Source data

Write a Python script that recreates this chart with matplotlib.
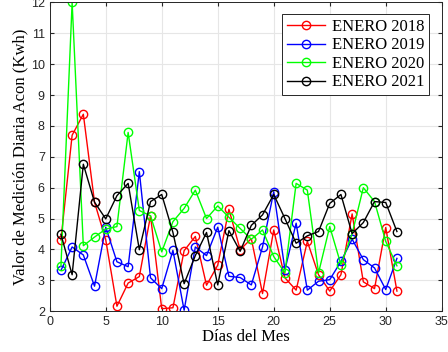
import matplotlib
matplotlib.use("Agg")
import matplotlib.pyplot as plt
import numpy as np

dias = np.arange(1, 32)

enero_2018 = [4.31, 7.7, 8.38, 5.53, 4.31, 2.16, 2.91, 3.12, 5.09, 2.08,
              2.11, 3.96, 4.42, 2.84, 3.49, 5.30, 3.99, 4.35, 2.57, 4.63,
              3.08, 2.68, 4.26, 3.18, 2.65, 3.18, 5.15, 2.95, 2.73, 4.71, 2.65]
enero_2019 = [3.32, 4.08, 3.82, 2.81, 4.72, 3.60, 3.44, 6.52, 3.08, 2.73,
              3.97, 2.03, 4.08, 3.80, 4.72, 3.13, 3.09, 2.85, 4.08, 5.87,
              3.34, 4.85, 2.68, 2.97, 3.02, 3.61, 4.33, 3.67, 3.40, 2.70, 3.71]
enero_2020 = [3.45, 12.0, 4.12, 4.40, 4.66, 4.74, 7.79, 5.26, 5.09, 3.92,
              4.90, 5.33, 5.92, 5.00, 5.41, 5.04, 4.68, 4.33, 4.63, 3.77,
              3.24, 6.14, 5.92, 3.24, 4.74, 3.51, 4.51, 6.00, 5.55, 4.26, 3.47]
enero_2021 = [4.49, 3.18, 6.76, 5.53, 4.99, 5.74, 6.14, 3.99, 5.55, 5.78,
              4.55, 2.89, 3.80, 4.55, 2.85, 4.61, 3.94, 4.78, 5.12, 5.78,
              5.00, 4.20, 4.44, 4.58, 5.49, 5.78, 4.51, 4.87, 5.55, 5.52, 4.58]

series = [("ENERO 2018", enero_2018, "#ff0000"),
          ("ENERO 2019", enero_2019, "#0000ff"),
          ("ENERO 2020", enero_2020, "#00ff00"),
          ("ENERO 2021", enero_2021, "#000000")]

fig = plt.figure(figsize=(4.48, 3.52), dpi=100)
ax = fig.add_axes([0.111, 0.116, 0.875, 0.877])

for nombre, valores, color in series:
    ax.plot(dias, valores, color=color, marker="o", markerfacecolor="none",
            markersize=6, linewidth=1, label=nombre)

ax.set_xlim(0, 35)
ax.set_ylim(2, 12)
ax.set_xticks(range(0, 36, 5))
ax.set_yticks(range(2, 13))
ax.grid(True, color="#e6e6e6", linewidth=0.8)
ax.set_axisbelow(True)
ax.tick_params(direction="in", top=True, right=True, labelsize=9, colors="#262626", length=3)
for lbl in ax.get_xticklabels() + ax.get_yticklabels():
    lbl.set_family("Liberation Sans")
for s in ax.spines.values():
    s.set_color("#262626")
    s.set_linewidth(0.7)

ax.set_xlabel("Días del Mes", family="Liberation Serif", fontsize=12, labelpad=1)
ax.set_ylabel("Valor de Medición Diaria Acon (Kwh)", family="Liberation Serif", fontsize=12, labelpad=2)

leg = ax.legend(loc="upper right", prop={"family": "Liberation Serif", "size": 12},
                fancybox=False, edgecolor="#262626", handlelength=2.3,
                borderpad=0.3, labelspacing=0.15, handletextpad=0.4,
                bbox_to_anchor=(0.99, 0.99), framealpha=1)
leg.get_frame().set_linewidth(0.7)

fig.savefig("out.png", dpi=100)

Task goal
Ignore the images and quote every line of the listing exactly.

Answer to this exercise
Write a Python script that recreates this chart with matplotlib.
import matplotlib
matplotlib.use("Agg")
import matplotlib.pyplot as plt
import numpy as np

dias = np.arange(1, 32)

enero_2018 = [4.31, 7.7, 8.38, 5.53, 4.31, 2.16, 2.91, 3.12, 5.09, 2.08,
              2.11, 3.96, 4.42, 2.84, 3.49, 5.30, 3.99, 4.35, 2.57, 4.63,
              3.08, 2.68, 4.26, 3.18, 2.65, 3.18, 5.15, 2.95, 2.73, 4.71, 2.65]
enero_2019 = [3.32, 4.08, 3.82, 2.81, 4.72, 3.60, 3.44, 6.52, 3.08, 2.73,
              3.97, 2.03, 4.08, 3.80, 4.72, 3.13, 3.09, 2.85, 4.08, 5.87,
              3.34, 4.85, 2.68, 2.97, 3.02, 3.61, 4.33, 3.67, 3.40, 2.70, 3.71]
enero_2020 = [3.45, 12.0, 4.12, 4.40, 4.66, 4.74, 7.79, 5.26, 5.09, 3.92,
              4.90, 5.33, 5.92, 5.00, 5.41, 5.04, 4.68, 4.33, 4.63, 3.77,
              3.24, 6.14, 5.92, 3.24, 4.74, 3.51, 4.51, 6.00, 5.55, 4.26, 3.47]
enero_2021 = [4.49, 3.18, 6.76, 5.53, 4.99, 5.74, 6.14, 3.99, 5.55, 5.78,
              4.55, 2.89, 3.80, 4.55, 2.85, 4.61, 3.94, 4.78, 5.12, 5.78,
              5.00, 4.20, 4.44, 4.58, 5.49, 5.78, 4.51, 4.87, 5.55, 5.52, 4.58]

series = [("ENERO 2018", enero_2018, "#ff0000"),
          ("ENERO 2019", enero_2019, "#0000ff"),
          ("ENERO 2020", enero_2020, "#00ff00"),
          ("ENERO 2021", enero_2021, "#000000")]

fig = plt.figure(figsize=(4.48, 3.52), dpi=100)
ax = fig.add_axes([0.111, 0.116, 0.875, 0.877])

for nombre, valores, color in series:
    ax.plot(dias, valores, color=color, marker="o", markerfacecolor="none",
            markersize=6, linewidth=1, label=nombre)

ax.set_xlim(0, 35)
ax.set_ylim(2, 12)
ax.set_xticks(range(0, 36, 5))
ax.set_yticks(range(2, 13))
ax.grid(True, color="#e6e6e6", linewidth=0.8)
ax.set_axisbelow(True)
ax.tick_params(direction="in", top=True, right=True, labelsize=9, colors="#262626", length=3)
for lbl in ax.get_xticklabels() + ax.get_yticklabels():
    lbl.set_family("Liberation Sans")
for s in ax.spines.values():
    s.set_color("#262626")
    s.set_linewidth(0.7)

ax.set_xlabel("Días del Mes", family="Liberation Serif", fontsize=12, labelpad=1)
ax.set_ylabel("Valor de Medición Diaria Acon (Kwh)", family="Liberation Serif", fontsize=12, labelpad=2)

leg = ax.legend(loc="upper right", prop={"family": "Liberation Serif", "size": 12},
                fancybox=False, edgecolor="#262626", handlelength=2.3,
                borderpad=0.3, labelspacing=0.15, handletextpad=0.4,
                bbox_to_anchor=(0.99, 0.99), framealpha=1)
leg.get_frame().set_linewidth(0.7)

fig.savefig("out.png", dpi=100)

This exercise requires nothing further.